[Start]

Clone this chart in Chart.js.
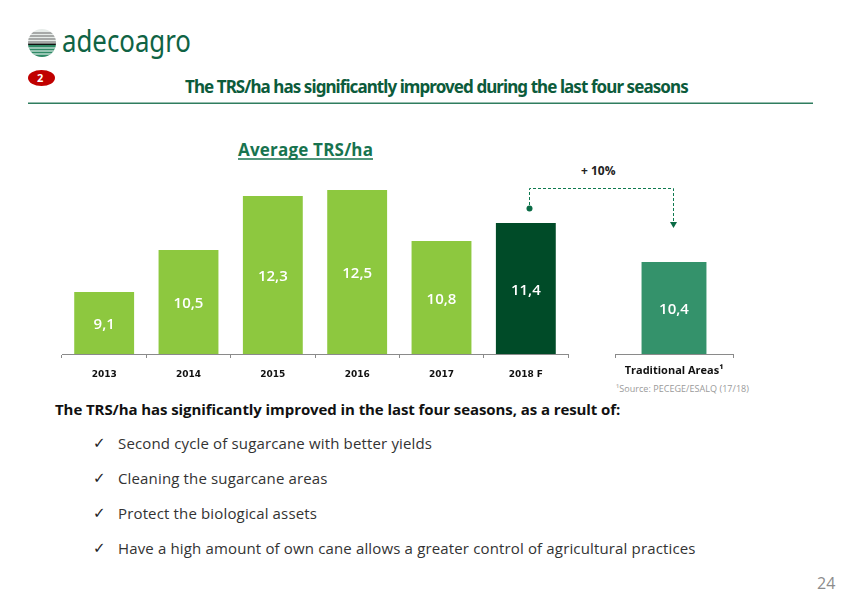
<!DOCTYPE html>
<html><head><meta charset="utf-8">
<script src="https://cdn.jsdelivr.net/npm/chart.js@4"></script>
<style>
html,body{margin:0;padding:0;background:#fff;width:842px;height:595px;overflow:hidden}
body{position:relative;font-family:"Open Sans",sans-serif}
.t{position:absolute;white-space:nowrap;line-height:1}
canvas{position:absolute}
svg{position:absolute;left:0;top:0}
.b{font:15px/1 'Open Sans',sans-serif;color:#333;letter-spacing:.15px;left:118px}
.c{font:15px/1 'DejaVu Sans',sans-serif;color:#222;left:93px}
</style></head><body>
<svg width="842" height="595">
  <defs><clipPath id="g"><circle cx="42" cy="43" r="14"/></clipPath></defs>
  <g clip-path="url(#g)">
    <rect x="28" y="29" width="28" height="28" fill="#e6ece9"/>
    <g stroke="#666" stroke-width="1"><path d="M28 33H56M28 36H56M28 39H56M28 42H56"/></g>
    <rect x="28" y="43.500" width="28" height="1.500" fill="#111"/>
    <rect x="28" y="45" width="28" height="12" fill="#2f8a66"/>
    <g stroke="#fff" stroke-width="1"><path d="M28 48H56M28 51H56M28 54H56"/></g>
  </g>
  <ellipse cx="41.500" cy="78" rx="13.500" ry="8" fill="#c00000"/>
  <rect x="28" y="102.500" width="785" height="1.500" fill="#2f7d5f"/>
  <path d="M238 159H373" stroke="#17734f" stroke-width="1.300"/>
  <g fill="none" stroke="#0f7a50" stroke-width="1" stroke-dasharray="3 2">
    <path d="M529.500 205V188.500H673.500V222"/>
  </g>
  <circle cx="529.500" cy="208.500" r="3" fill="#0a6b45"/>
  <path d="M670 222H677L673.500 228Z" fill="#0a6b45"/>
</svg>

<div class="t" style="left:62px;top:26px;font:30px/1 'Noto Sans',sans-serif;color:#0f6344;transform:scaleX(.86);transform-origin:left top">adecoagro</div>
<div class="t" style="left:37px;top:72px;font:bold 11px/1 'Open Sans',sans-serif;color:#fff">2</div>
<div class="t" style="left:185px;top:78px;font:bold 17px/1 'Noto Sans',sans-serif;color:#0c5b3b;letter-spacing:-.92px" id="title">The TRS/ha has significantly improved during the last four seasons</div>
<div class="t" style="left:238px;top:141px;font:bold 17px/1 'Open Sans',sans-serif;color:#17734f;letter-spacing:.2px">Average TRS/ha</div>
<div class="t" style="left:581px;top:165px;font:bold 12px/1 'Open Sans',sans-serif;color:#222">+ 10%</div>
<div class="t" style="left:616px;top:384px;font:9px/1 'Open Sans',sans-serif;color:#9a9a9a;letter-spacing:.05px">¹Source: PECEGE/ESALQ (17/18)</div>
<div class="t" style="left:55px;top:402px;font:bold 15px/1 'Open Sans',sans-serif;color:#111;letter-spacing:-.08px">The TRS/ha has significantly improved in the last four seasons, as a result of:</div>

<div class="t c" style="top:436px">✓</div>
<div class="t b" style="top:436px">Second cycle of sugarcane with better yields</div>
<div class="t c" style="top:471px">✓</div>
<div class="t b" style="top:471px">Cleaning the sugarcane areas</div>
<div class="t c" style="top:506px">✓</div>
<div class="t b" style="top:506px">Protect the biological assets</div>
<div class="t c" style="top:541px">✓</div>
<div class="t b" style="top:541px">Have a high amount of own cane allows a greater control of agricultural practices</div>
<div class="t" style="left:817px;top:575px;font:16px/1 'Open Sans',sans-serif;color:#8c8c8c">24</div>

<canvas id="c1" style="left:52px;top:180px" width="527" height="205"></canvas>
<canvas id="c2" style="left:605px;top:180px" width="138" height="205"></canvas>
<script>
const seasons = ["2013","2014","2015","2016","2017","2018 F"];
const trsValues = [9.1,10.5,12.3,12.5,10.8,11.4];
const seasonColors = ["#8DC83F","#8DC83F","#8DC83F","#8DC83F","#8DC83F","#004B28"];
const refCategories = ["Traditional Areas¹"];
const refValues = [10.4];
const refColors = ["#34926B"];

const valueLabels = {
  id:"valueLabels",
  afterDatasetsDraw(chart){
    const ctx = chart.ctx, meta = chart.getDatasetMeta(0), floor = chart.scales.y.bottom;
    ctx.save();
    ctx.fillStyle="#fff";ctx.font="600 15px 'Open Sans'";ctx.textAlign="center";ctx.textBaseline="middle";
    meta.data.forEach((bar,i)=>{
      const v = chart.data.datasets[0].data[i];
      ctx.fillText(v.toFixed(1).replace(".",","), bar.x, (bar.y+floor)/2+2);
    });
    ctx.restore();
  }
};
function make(id,labels,data,colors,yMin,yMax,barPct,font,pad,padRight){
  return new Chart(document.getElementById(id),{
    type:"bar",
    data:{labels,datasets:[{data,backgroundColor:colors,barPercentage:barPct,categoryPercentage:1}]},
    options:{
      responsive:false,animation:false,
      layout:{padding:{left:10,right:padRight,top:0,bottom:0}},
      plugins:{legend:{display:false},tooltip:{enabled:false}},
      scales:{
        y:{display:false,min:yMin,max:yMax},
        x:{
          afterFit(s){s.height=31},
          border:{color:"#8a8a8a",width:1},
          grid:{display:true,offset:true,drawOnChartArea:false,drawTicks:true,tickLength:4,color:"#8a8a8a"},
          ticks:{color:"#111",font,padding:pad,maxRotation:0,autoSkip:false}
        }
      }
    },
    plugins:[valueLabels]
  });
}
make("c1",seasons,trsValues,seasonColors,7.03,12.83,0.71,{family:"'DejaVu Sans'",size:9,weight:"bold"},11,11);
make("c2",refCategories,refValues,refColors,7.333,13.133,0.55,{family:"'Open Sans'",size:11,weight:"bold"},6,10);
</script>
</body></html>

[End]

» **WHAT THE TASK REQUIRES**
Reproduce the listing word for word and omit its pictures.

» **FULL SOLUTION**
Clone this chart in Chart.js.
<!DOCTYPE html>
<html><head><meta charset="utf-8">
<script src="https://cdn.jsdelivr.net/npm/chart.js@4"></script>
<style>
html,body{margin:0;padding:0;background:#fff;width:842px;height:595px;overflow:hidden}
body{position:relative;font-family:"Open Sans",sans-serif}
.t{position:absolute;white-space:nowrap;line-height:1}
canvas{position:absolute}
svg{position:absolute;left:0;top:0}
.b{font:15px/1 'Open Sans',sans-serif;color:#333;letter-spacing:.15px;left:118px}
.c{font:15px/1 'DejaVu Sans',sans-serif;color:#222;left:93px}
</style></head><body>
<svg width="842" height="595">
  <defs><clipPath id="g"><circle cx="42" cy="43" r="14"/></clipPath></defs>
  <g clip-path="url(#g)">
    <rect x="28" y="29" width="28" height="28" fill="#e6ece9"/>
    <g stroke="#666" stroke-width="1"><path d="M28 33H56M28 36H56M28 39H56M28 42H56"/></g>
    <rect x="28" y="43.500" width="28" height="1.500" fill="#111"/>
    <rect x="28" y="45" width="28" height="12" fill="#2f8a66"/>
    <g stroke="#fff" stroke-width="1"><path d="M28 48H56M28 51H56M28 54H56"/></g>
  </g>
  <ellipse cx="41.500" cy="78" rx="13.500" ry="8" fill="#c00000"/>
  <rect x="28" y="102.500" width="785" height="1.500" fill="#2f7d5f"/>
  <path d="M238 159H373" stroke="#17734f" stroke-width="1.300"/>
  <g fill="none" stroke="#0f7a50" stroke-width="1" stroke-dasharray="3 2">
    <path d="M529.500 205V188.500H673.500V222"/>
  </g>
  <circle cx="529.500" cy="208.500" r="3" fill="#0a6b45"/>
  <path d="M670 222H677L673.500 228Z" fill="#0a6b45"/>
</svg>

<div class="t" style="left:62px;top:26px;font:30px/1 'Noto Sans',sans-serif;color:#0f6344;transform:scaleX(.86);transform-origin:left top">adecoagro</div>
<div class="t" style="left:37px;top:72px;font:bold 11px/1 'Open Sans',sans-serif;color:#fff">2</div>
<div class="t" style="left:185px;top:78px;font:bold 17px/1 'Noto Sans',sans-serif;color:#0c5b3b;letter-spacing:-.92px" id="title">The TRS/ha has significantly improved during the last four seasons</div>
<div class="t" style="left:238px;top:141px;font:bold 17px/1 'Open Sans',sans-serif;color:#17734f;letter-spacing:.2px">Average TRS/ha</div>
<div class="t" style="left:581px;top:165px;font:bold 12px/1 'Open Sans',sans-serif;color:#222">+ 10%</div>
<div class="t" style="left:616px;top:384px;font:9px/1 'Open Sans',sans-serif;color:#9a9a9a;letter-spacing:.05px">¹Source: PECEGE/ESALQ (17/18)</div>
<div class="t" style="left:55px;top:402px;font:bold 15px/1 'Open Sans',sans-serif;color:#111;letter-spacing:-.08px">The TRS/ha has significantly improved in the last four seasons, as a result of:</div>

<div class="t c" style="top:436px">✓</div>
<div class="t b" style="top:436px">Second cycle of sugarcane with better yields</div>
<div class="t c" style="top:471px">✓</div>
<div class="t b" style="top:471px">Cleaning the sugarcane areas</div>
<div class="t c" style="top:506px">✓</div>
<div class="t b" style="top:506px">Protect the biological assets</div>
<div class="t c" style="top:541px">✓</div>
<div class="t b" style="top:541px">Have a high amount of own cane allows a greater control of agricultural practices</div>
<div class="t" style="left:817px;top:575px;font:16px/1 'Open Sans',sans-serif;color:#8c8c8c">24</div>

<canvas id="c1" style="left:52px;top:180px" width="527" height="205"></canvas>
<canvas id="c2" style="left:605px;top:180px" width="138" height="205"></canvas>
<script>
const seasons = ["2013","2014","2015","2016","2017","2018 F"];
const trsValues = [9.1,10.5,12.3,12.5,10.8,11.4];
const seasonColors = ["#8DC83F","#8DC83F","#8DC83F","#8DC83F","#8DC83F","#004B28"];
const refCategories = ["Traditional Areas¹"];
const refValues = [10.4];
const refColors = ["#34926B"];

const valueLabels = {
  id:"valueLabels",
  afterDatasetsDraw(chart){
    const ctx = chart.ctx, meta = chart.getDatasetMeta(0), floor = chart.scales.y.bottom;
    ctx.save();
    ctx.fillStyle="#fff";ctx.font="600 15px 'Open Sans'";ctx.textAlign="center";ctx.textBaseline="middle";
    meta.data.forEach((bar,i)=>{
      const v = chart.data.datasets[0].data[i];
      ctx.fillText(v.toFixed(1).replace(".",","), bar.x, (bar.y+floor)/2+2);
    });
    ctx.restore();
  }
};
function make(id,labels,data,colors,yMin,yMax,barPct,font,pad,padRight){
  return new Chart(document.getElementById(id),{
    type:"bar",
    data:{labels,datasets:[{data,backgroundColor:colors,barPercentage:barPct,categoryPercentage:1}]},
    options:{
      responsive:false,animation:false,
      layout:{padding:{left:10,right:padRight,top:0,bottom:0}},
      plugins:{legend:{display:false},tooltip:{enabled:false}},
      scales:{
        y:{display:false,min:yMin,max:yMax},
        x:{
          afterFit(s){s.height=31},
          border:{color:"#8a8a8a",width:1},
          grid:{display:true,offset:true,drawOnChartArea:false,drawTicks:true,tickLength:4,color:"#8a8a8a"},
          ticks:{color:"#111",font,padding:pad,maxRotation:0,autoSkip:false}
        }
      }
    },
    plugins:[valueLabels]
  });
}
make("c1",seasons,trsValues,seasonColors,7.03,12.83,0.71,{family:"'DejaVu Sans'",size:9,weight:"bold"},11,11);
make("c2",refCategories,refValues,refColors,7.333,13.133,0.55,{family:"'Open Sans'",size:11,weight:"bold"},6,10);
</script>
</body></html>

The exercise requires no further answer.